Former Interior Minister and opposition leader Yury Lutsenko.could be transferred any day now to the Mensk Colony in the Chernihiv region. The Penitentiary Service is at present saying that they have no date fixed.  When former Prime Minister Yulia Tymoshenko was moved to the Kharkiv colony at the end of last year, nobody was warned in advance, and her close family learned of her move only when they came to the SIZO [remand unit] in Kyiv to leave New Year parcels for her.

Co-Chair of the Kharkiv Human Rights Group Yevhen Zakharov told journalists that the former Interior Minister could face illness and even death in the Mensk Colony.  He says that he knows of cases where prisoners were killed, and later the authorities claimed that the death was linked with their state of health.

Political analyst Viktor Nebozhenko is even more blunt. He says that in any prison there are prisoners willing to help the Administration, and “then Renat Kuzmin will raise his hands and say that yes, there’s a tough situation in prisoners, there are fights… Lutsenko could also simply pick up tuberculosis. There’s a danger of that as well”.

The Mensk Colony holds former police officers, including a fair number who are there basically through Lutsenko’s efforts at eradicating torture and ill-treatment in the police force during his period as Minister.   

The second trial of Yury Lutsenko ended last week with yet another conviction on charges which have been roundly condemned as politically motivated by all democratic countries, the EU, etc.  

Yury Lutsenko was sentenced to 4 years imprisonment in February over the first two charges brought against him.  The third charge was unexpectedly separated into a different trial late last year.  His conviction and the new trial have been widely condemned as politically motivated.

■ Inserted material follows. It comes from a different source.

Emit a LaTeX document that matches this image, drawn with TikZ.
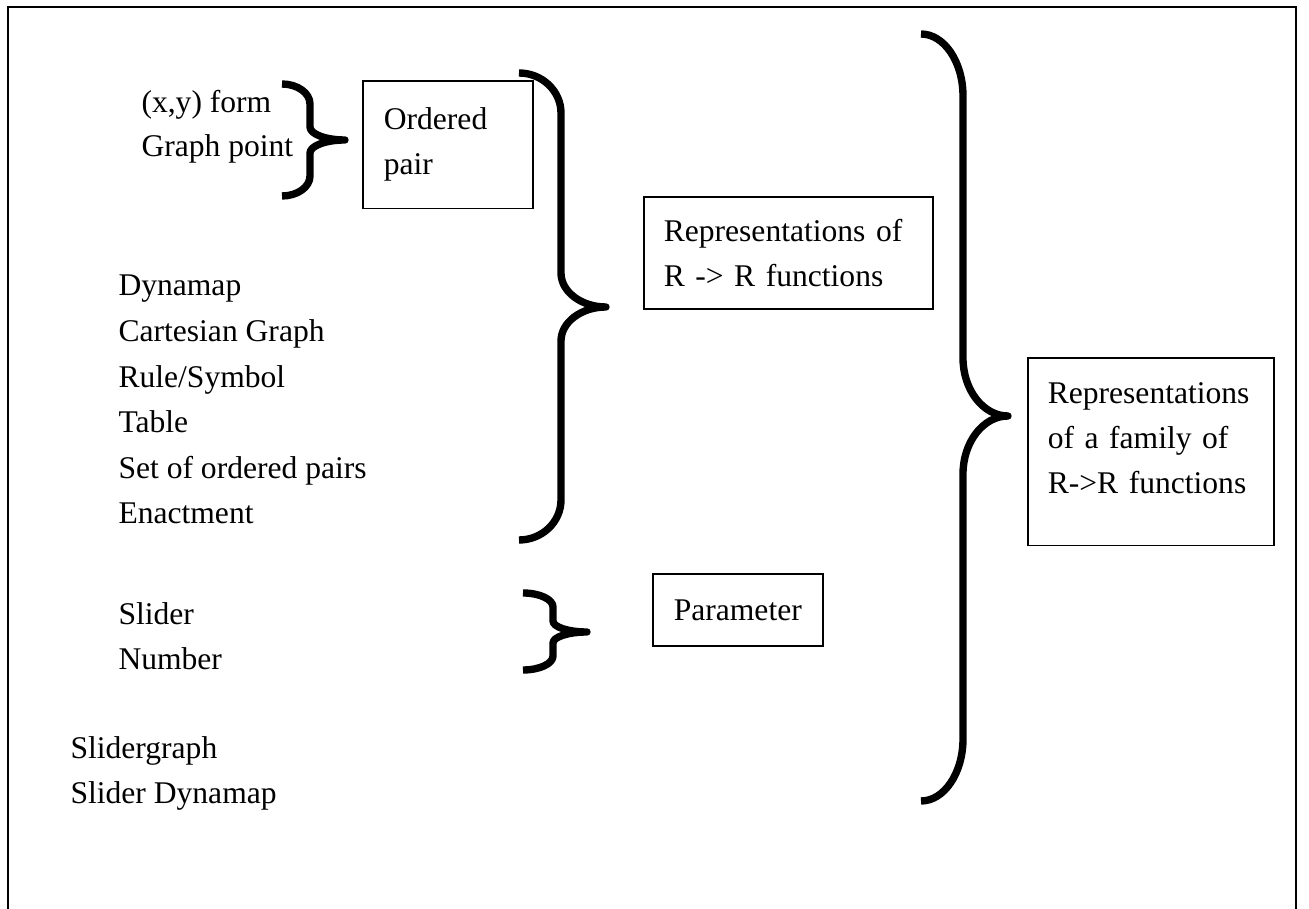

On 3 July the European Court of Human Rights announced its judgement in the case of Lutsenko v. Ukraine with respect to the initial detention. It unanimously found violations of Articles 5 § 1 (right to liberty and security); 5 § 2 (right to be informed of the reasons for one’s arrest); 5 § 3 (right to be brought promptly before a judge)-trial detention; 5 § 4 (right to challenge the lawfulness of one’s detention) with respect to the initial detention of former Interior Minister Yury Lutsenko.